▶ [Records provided]:
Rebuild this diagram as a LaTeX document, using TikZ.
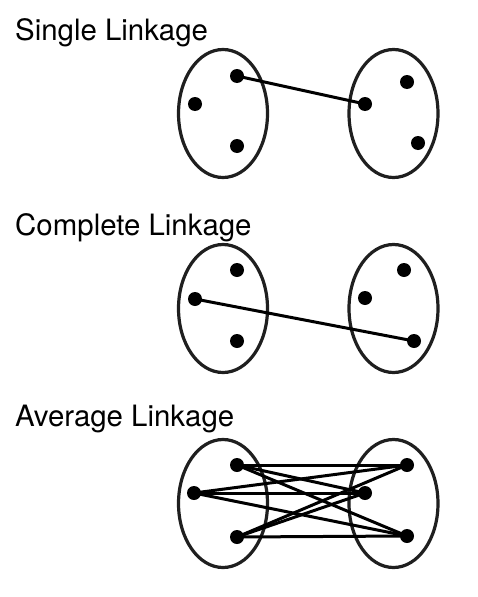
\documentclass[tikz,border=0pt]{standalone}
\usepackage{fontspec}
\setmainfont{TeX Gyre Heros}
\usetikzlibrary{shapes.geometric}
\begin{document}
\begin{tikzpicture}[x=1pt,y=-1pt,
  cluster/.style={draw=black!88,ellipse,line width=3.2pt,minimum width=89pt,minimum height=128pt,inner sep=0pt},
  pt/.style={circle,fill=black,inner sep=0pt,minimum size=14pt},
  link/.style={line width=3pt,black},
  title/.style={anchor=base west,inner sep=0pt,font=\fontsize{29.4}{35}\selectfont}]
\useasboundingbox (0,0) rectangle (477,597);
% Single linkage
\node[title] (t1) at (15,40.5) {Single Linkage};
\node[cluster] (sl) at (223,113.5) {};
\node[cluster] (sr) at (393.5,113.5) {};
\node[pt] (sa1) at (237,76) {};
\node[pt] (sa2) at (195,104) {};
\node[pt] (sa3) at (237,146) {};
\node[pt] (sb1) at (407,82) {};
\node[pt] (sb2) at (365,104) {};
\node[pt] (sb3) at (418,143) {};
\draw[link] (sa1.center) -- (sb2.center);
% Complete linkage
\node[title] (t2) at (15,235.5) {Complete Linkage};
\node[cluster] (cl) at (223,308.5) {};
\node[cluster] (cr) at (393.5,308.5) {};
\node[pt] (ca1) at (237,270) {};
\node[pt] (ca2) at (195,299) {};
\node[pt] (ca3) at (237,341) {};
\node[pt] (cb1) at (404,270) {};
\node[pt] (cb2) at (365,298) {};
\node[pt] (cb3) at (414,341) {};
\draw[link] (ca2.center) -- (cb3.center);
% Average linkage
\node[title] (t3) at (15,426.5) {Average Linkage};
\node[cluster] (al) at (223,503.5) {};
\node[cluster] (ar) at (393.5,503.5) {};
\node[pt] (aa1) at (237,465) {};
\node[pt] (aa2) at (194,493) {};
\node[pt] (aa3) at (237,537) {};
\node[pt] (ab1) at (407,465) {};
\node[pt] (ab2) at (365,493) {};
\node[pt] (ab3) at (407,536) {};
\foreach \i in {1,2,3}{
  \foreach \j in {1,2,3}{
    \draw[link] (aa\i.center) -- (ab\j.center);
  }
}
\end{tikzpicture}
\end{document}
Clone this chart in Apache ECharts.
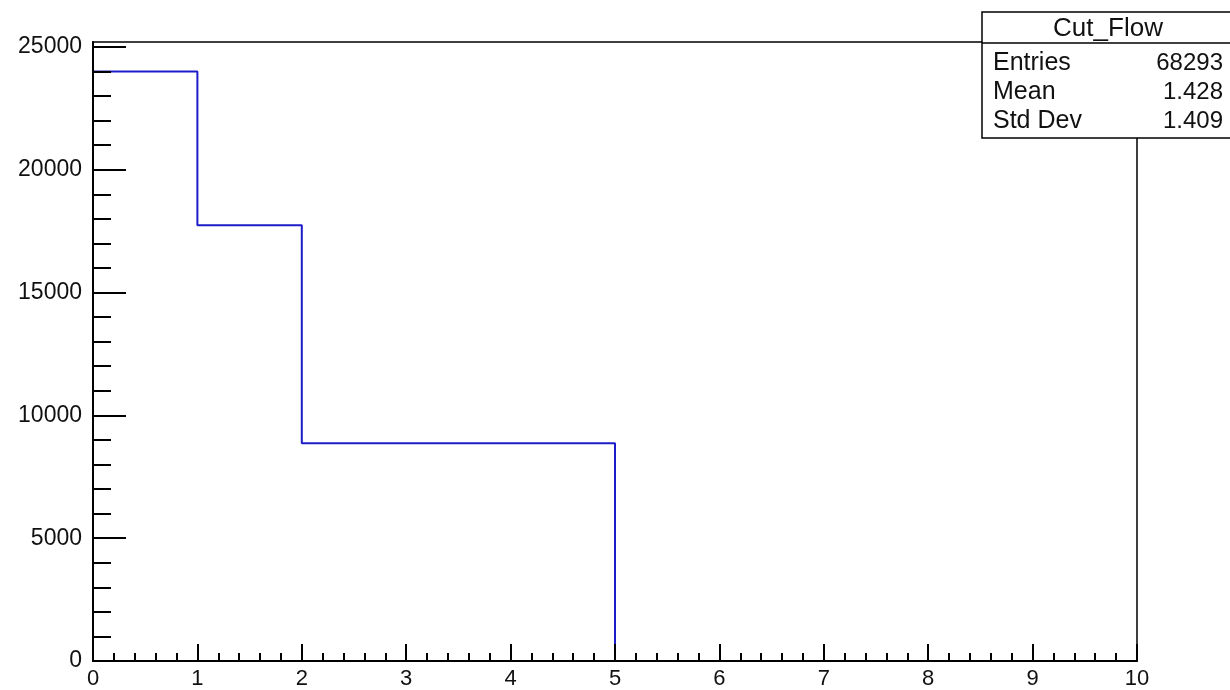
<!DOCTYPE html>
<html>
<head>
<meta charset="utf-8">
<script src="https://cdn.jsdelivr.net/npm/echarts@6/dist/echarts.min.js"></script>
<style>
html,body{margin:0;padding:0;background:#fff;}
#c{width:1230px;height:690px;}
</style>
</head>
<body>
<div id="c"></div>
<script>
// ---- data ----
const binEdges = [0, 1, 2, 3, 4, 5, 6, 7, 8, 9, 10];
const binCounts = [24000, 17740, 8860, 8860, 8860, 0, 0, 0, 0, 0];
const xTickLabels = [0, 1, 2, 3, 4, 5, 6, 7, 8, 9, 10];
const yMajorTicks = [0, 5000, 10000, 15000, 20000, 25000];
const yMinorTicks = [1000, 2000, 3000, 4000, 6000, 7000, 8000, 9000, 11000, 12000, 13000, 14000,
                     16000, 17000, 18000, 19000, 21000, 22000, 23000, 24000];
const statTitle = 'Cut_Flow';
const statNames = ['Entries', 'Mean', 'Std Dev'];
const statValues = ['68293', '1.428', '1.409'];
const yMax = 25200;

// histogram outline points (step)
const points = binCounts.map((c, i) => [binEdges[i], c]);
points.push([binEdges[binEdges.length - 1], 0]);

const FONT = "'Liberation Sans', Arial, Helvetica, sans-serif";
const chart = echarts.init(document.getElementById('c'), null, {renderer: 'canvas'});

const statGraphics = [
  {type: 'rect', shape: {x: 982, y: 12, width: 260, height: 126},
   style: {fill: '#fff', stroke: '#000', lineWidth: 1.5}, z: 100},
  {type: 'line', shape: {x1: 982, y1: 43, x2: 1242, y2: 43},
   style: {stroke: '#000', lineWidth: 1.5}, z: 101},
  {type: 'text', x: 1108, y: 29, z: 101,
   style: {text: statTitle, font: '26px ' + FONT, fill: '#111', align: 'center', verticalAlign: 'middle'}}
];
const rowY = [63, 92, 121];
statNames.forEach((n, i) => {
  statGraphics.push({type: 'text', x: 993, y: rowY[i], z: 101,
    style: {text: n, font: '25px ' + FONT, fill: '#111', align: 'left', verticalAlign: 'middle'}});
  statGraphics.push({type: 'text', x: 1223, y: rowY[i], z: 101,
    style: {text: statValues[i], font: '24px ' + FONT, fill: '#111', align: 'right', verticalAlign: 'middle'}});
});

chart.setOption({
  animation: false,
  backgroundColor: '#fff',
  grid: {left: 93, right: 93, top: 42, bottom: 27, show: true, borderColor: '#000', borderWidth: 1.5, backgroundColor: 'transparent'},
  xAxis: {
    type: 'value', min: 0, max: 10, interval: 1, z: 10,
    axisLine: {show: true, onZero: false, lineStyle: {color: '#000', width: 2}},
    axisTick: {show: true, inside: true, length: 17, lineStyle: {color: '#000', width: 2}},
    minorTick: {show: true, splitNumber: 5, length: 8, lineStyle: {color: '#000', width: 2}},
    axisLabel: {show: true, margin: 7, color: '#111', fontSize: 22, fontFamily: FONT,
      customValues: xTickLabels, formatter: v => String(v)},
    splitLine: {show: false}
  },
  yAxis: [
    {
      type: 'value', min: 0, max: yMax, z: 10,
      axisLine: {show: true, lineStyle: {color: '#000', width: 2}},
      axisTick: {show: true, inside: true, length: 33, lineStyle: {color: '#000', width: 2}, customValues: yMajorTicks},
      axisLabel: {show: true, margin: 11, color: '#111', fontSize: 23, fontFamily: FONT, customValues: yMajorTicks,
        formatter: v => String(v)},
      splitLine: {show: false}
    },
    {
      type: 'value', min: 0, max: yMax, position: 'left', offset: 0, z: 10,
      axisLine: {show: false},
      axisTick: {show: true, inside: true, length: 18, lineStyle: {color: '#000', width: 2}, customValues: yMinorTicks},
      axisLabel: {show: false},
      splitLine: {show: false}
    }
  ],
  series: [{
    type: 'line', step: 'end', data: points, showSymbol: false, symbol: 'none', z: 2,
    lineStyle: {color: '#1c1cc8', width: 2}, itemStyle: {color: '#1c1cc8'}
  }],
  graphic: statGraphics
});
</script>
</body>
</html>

▶ [Work instructions]: The entries above should be reproduced exactly, without their pictures.

▶ [Written response]:
Rebuild this diagram as a LaTeX document, using TikZ.
\documentclass[tikz,border=0pt]{standalone}
\usepackage{fontspec}
\setmainfont{TeX Gyre Heros}
\usetikzlibrary{shapes.geometric}
\begin{document}
\begin{tikzpicture}[x=1pt,y=-1pt,
  cluster/.style={draw=black!88,ellipse,line width=3.2pt,minimum width=89pt,minimum height=128pt,inner sep=0pt},
  pt/.style={circle,fill=black,inner sep=0pt,minimum size=14pt},
  link/.style={line width=3pt,black},
  title/.style={anchor=base west,inner sep=0pt,font=\fontsize{29.4}{35}\selectfont}]
\useasboundingbox (0,0) rectangle (477,597);
% Single linkage
\node[title] (t1) at (15,40.5) {Single Linkage};
\node[cluster] (sl) at (223,113.5) {};
\node[cluster] (sr) at (393.5,113.5) {};
\node[pt] (sa1) at (237,76) {};
\node[pt] (sa2) at (195,104) {};
\node[pt] (sa3) at (237,146) {};
\node[pt] (sb1) at (407,82) {};
\node[pt] (sb2) at (365,104) {};
\node[pt] (sb3) at (418,143) {};
\draw[link] (sa1.center) -- (sb2.center);
% Complete linkage
\node[title] (t2) at (15,235.5) {Complete Linkage};
\node[cluster] (cl) at (223,308.5) {};
\node[cluster] (cr) at (393.5,308.5) {};
\node[pt] (ca1) at (237,270) {};
\node[pt] (ca2) at (195,299) {};
\node[pt] (ca3) at (237,341) {};
\node[pt] (cb1) at (404,270) {};
\node[pt] (cb2) at (365,298) {};
\node[pt] (cb3) at (414,341) {};
\draw[link] (ca2.center) -- (cb3.center);
% Average linkage
\node[title] (t3) at (15,426.5) {Average Linkage};
\node[cluster] (al) at (223,503.5) {};
\node[cluster] (ar) at (393.5,503.5) {};
\node[pt] (aa1) at (237,465) {};
\node[pt] (aa2) at (194,493) {};
\node[pt] (aa3) at (237,537) {};
\node[pt] (ab1) at (407,465) {};
\node[pt] (ab2) at (365,493) {};
\node[pt] (ab3) at (407,536) {};
\foreach \i in {1,2,3}{
  \foreach \j in {1,2,3}{
    \draw[link] (aa\i.center) -- (ab\j.center);
  }
}
\end{tikzpicture}
\end{document}
Clone this chart in Apache ECharts.
<!DOCTYPE html>
<html>
<head>
<meta charset="utf-8">
<script src="https://cdn.jsdelivr.net/npm/echarts@6/dist/echarts.min.js"></script>
<style>
html,body{margin:0;padding:0;background:#fff;}
#c{width:1230px;height:690px;}
</style>
</head>
<body>
<div id="c"></div>
<script>
// ---- data ----
const binEdges = [0, 1, 2, 3, 4, 5, 6, 7, 8, 9, 10];
const binCounts = [24000, 17740, 8860, 8860, 8860, 0, 0, 0, 0, 0];
const xTickLabels = [0, 1, 2, 3, 4, 5, 6, 7, 8, 9, 10];
const yMajorTicks = [0, 5000, 10000, 15000, 20000, 25000];
const yMinorTicks = [1000, 2000, 3000, 4000, 6000, 7000, 8000, 9000, 11000, 12000, 13000, 14000,
                     16000, 17000, 18000, 19000, 21000, 22000, 23000, 24000];
const statTitle = 'Cut_Flow';
const statNames = ['Entries', 'Mean', 'Std Dev'];
const statValues = ['68293', '1.428', '1.409'];
const yMax = 25200;

// histogram outline points (step)
const points = binCounts.map((c, i) => [binEdges[i], c]);
points.push([binEdges[binEdges.length - 1], 0]);

const FONT = "'Liberation Sans', Arial, Helvetica, sans-serif";
const chart = echarts.init(document.getElementById('c'), null, {renderer: 'canvas'});

const statGraphics = [
  {type: 'rect', shape: {x: 982, y: 12, width: 260, height: 126},
   style: {fill: '#fff', stroke: '#000', lineWidth: 1.5}, z: 100},
  {type: 'line', shape: {x1: 982, y1: 43, x2: 1242, y2: 43},
   style: {stroke: '#000', lineWidth: 1.5}, z: 101},
  {type: 'text', x: 1108, y: 29, z: 101,
   style: {text: statTitle, font: '26px ' + FONT, fill: '#111', align: 'center', verticalAlign: 'middle'}}
];
const rowY = [63, 92, 121];
statNames.forEach((n, i) => {
  statGraphics.push({type: 'text', x: 993, y: rowY[i], z: 101,
    style: {text: n, font: '25px ' + FONT, fill: '#111', align: 'left', verticalAlign: 'middle'}});
  statGraphics.push({type: 'text', x: 1223, y: rowY[i], z: 101,
    style: {text: statValues[i], font: '24px ' + FONT, fill: '#111', align: 'right', verticalAlign: 'middle'}});
});

chart.setOption({
  animation: false,
  backgroundColor: '#fff',
  grid: {left: 93, right: 93, top: 42, bottom: 27, show: true, borderColor: '#000', borderWidth: 1.5, backgroundColor: 'transparent'},
  xAxis: {
    type: 'value', min: 0, max: 10, interval: 1, z: 10,
    axisLine: {show: true, onZero: false, lineStyle: {color: '#000', width: 2}},
    axisTick: {show: true, inside: true, length: 17, lineStyle: {color: '#000', width: 2}},
    minorTick: {show: true, splitNumber: 5, length: 8, lineStyle: {color: '#000', width: 2}},
    axisLabel: {show: true, margin: 7, color: '#111', fontSize: 22, fontFamily: FONT,
      customValues: xTickLabels, formatter: v => String(v)},
    splitLine: {show: false}
  },
  yAxis: [
    {
      type: 'value', min: 0, max: yMax, z: 10,
      axisLine: {show: true, lineStyle: {color: '#000', width: 2}},
      axisTick: {show: true, inside: true, length: 33, lineStyle: {color: '#000', width: 2}, customValues: yMajorTicks},
      axisLabel: {show: true, margin: 11, color: '#111', fontSize: 23, fontFamily: FONT, customValues: yMajorTicks,
        formatter: v => String(v)},
      splitLine: {show: false}
    },
    {
      type: 'value', min: 0, max: yMax, position: 'left', offset: 0, z: 10,
      axisLine: {show: false},
      axisTick: {show: true, inside: true, length: 18, lineStyle: {color: '#000', width: 2}, customValues: yMinorTicks},
      axisLabel: {show: false},
      splitLine: {show: false}
    }
  ],
  series: [{
    type: 'line', step: 'end', data: points, showSymbol: false, symbol: 'none', z: 2,
    lineStyle: {color: '#1c1cc8', width: 2}, itemStyle: {color: '#1c1cc8'}
  }],
  graphic: statGraphics
});
</script>
</body>
</html>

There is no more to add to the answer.